- **Written request**
Pictures don't belong in the copy; print all the records exactly.

(Charts and diagrams as code)
----

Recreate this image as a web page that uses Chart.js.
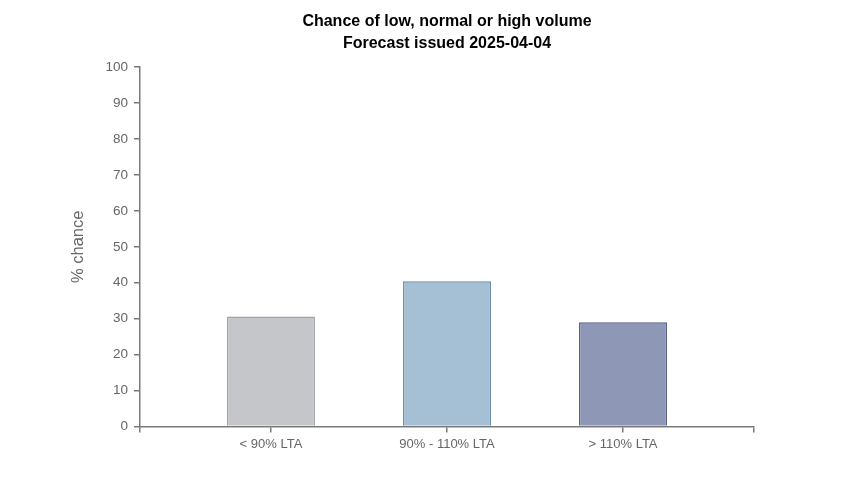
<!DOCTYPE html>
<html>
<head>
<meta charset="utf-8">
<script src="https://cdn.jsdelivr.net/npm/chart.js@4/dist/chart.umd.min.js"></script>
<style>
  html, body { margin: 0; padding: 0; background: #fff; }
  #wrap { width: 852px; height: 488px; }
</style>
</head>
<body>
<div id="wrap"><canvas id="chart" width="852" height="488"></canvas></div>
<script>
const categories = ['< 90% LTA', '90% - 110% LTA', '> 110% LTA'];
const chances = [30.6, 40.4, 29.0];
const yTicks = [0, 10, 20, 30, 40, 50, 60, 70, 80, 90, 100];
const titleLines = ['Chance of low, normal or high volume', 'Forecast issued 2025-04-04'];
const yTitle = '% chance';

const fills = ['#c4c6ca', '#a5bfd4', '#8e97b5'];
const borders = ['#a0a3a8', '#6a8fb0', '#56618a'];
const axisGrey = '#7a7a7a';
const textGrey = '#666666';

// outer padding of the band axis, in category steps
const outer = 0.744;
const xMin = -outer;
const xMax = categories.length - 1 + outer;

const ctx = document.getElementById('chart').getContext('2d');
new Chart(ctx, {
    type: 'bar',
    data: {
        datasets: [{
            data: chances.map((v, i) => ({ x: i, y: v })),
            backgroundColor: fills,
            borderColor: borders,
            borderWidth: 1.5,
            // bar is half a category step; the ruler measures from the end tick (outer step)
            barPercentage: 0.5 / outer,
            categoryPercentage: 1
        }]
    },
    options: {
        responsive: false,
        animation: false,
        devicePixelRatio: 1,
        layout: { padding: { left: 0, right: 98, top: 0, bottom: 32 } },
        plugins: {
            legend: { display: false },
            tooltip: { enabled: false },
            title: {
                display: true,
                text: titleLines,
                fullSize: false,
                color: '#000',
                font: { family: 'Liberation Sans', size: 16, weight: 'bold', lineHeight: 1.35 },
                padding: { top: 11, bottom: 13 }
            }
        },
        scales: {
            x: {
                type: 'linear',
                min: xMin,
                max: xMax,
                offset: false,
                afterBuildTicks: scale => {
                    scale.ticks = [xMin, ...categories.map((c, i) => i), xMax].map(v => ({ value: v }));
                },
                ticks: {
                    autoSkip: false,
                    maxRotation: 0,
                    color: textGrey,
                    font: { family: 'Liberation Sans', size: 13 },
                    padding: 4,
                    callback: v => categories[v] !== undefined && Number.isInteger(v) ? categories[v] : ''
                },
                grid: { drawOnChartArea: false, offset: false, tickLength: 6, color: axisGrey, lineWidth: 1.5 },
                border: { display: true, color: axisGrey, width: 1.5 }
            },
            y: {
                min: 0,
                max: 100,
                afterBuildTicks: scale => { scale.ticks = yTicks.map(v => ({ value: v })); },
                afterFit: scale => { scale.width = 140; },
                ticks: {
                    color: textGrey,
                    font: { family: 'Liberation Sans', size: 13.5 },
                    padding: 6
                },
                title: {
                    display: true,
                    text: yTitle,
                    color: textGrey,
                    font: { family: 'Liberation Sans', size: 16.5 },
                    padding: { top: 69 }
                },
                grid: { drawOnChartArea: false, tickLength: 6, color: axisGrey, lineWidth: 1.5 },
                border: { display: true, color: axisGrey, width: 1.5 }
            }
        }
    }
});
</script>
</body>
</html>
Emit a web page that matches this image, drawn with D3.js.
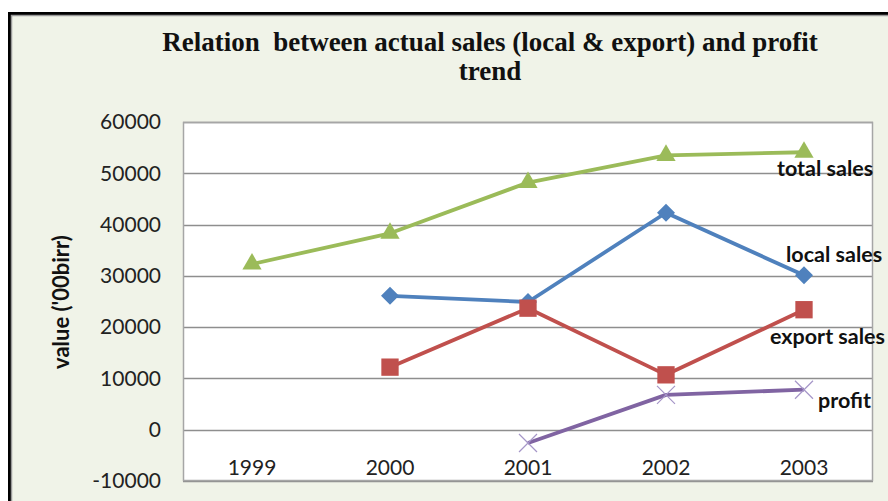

----

- **Task result**
Recreate this image as a web page that uses Chart.js.
<!DOCTYPE html>
<html>
<head>
<meta charset="utf-8">
<script src="https://cdn.jsdelivr.net/npm/chart.js@4/dist/chart.umd.min.js"></script>
<style>
  html, body { margin: 0; padding: 0; background: #fff; }
  #wrap { width: 852px; height: 488px; }
</style>
</head>
<body>
<div id="wrap"><canvas id="chart" width="852" height="488"></canvas></div>
<script>
const categories = ['< 90% LTA', '90% - 110% LTA', '> 110% LTA'];
const chances = [30.6, 40.4, 29.0];
const yTicks = [0, 10, 20, 30, 40, 50, 60, 70, 80, 90, 100];
const titleLines = ['Chance of low, normal or high volume', 'Forecast issued 2025-04-04'];
const yTitle = '% chance';

const fills = ['#c4c6ca', '#a5bfd4', '#8e97b5'];
const borders = ['#a0a3a8', '#6a8fb0', '#56618a'];
const axisGrey = '#7a7a7a';
const textGrey = '#666666';

// outer padding of the band axis, in category steps
const outer = 0.744;
const xMin = -outer;
const xMax = categories.length - 1 + outer;

const ctx = document.getElementById('chart').getContext('2d');
new Chart(ctx, {
    type: 'bar',
    data: {
        datasets: [{
            data: chances.map((v, i) => ({ x: i, y: v })),
            backgroundColor: fills,
            borderColor: borders,
            borderWidth: 1.5,
            // bar is half a category step; the ruler measures from the end tick (outer step)
            barPercentage: 0.5 / outer,
            categoryPercentage: 1
        }]
    },
    options: {
        responsive: false,
        animation: false,
        devicePixelRatio: 1,
        layout: { padding: { left: 0, right: 98, top: 0, bottom: 32 } },
        plugins: {
            legend: { display: false },
            tooltip: { enabled: false },
            title: {
                display: true,
                text: titleLines,
                fullSize: false,
                color: '#000',
                font: { family: 'Liberation Sans', size: 16, weight: 'bold', lineHeight: 1.35 },
                padding: { top: 11, bottom: 13 }
            }
        },
        scales: {
            x: {
                type: 'linear',
                min: xMin,
                max: xMax,
                offset: false,
                afterBuildTicks: scale => {
                    scale.ticks = [xMin, ...categories.map((c, i) => i), xMax].map(v => ({ value: v }));
                },
                ticks: {
                    autoSkip: false,
                    maxRotation: 0,
                    color: textGrey,
                    font: { family: 'Liberation Sans', size: 13 },
                    padding: 4,
                    callback: v => categories[v] !== undefined && Number.isInteger(v) ? categories[v] : ''
                },
                grid: { drawOnChartArea: false, offset: false, tickLength: 6, color: axisGrey, lineWidth: 1.5 },
                border: { display: true, color: axisGrey, width: 1.5 }
            },
            y: {
                min: 0,
                max: 100,
                afterBuildTicks: scale => { scale.ticks = yTicks.map(v => ({ value: v })); },
                afterFit: scale => { scale.width = 140; },
                ticks: {
                    color: textGrey,
                    font: { family: 'Liberation Sans', size: 13.5 },
                    padding: 6
                },
                title: {
                    display: true,
                    text: yTitle,
                    color: textGrey,
                    font: { family: 'Liberation Sans', size: 16.5 },
                    padding: { top: 69 }
                },
                grid: { drawOnChartArea: false, tickLength: 6, color: axisGrey, lineWidth: 1.5 },
                border: { display: true, color: axisGrey, width: 1.5 }
            }
        }
    }
});
</script>
</body>
</html>
Emit a web page that matches this image, drawn with D3.js.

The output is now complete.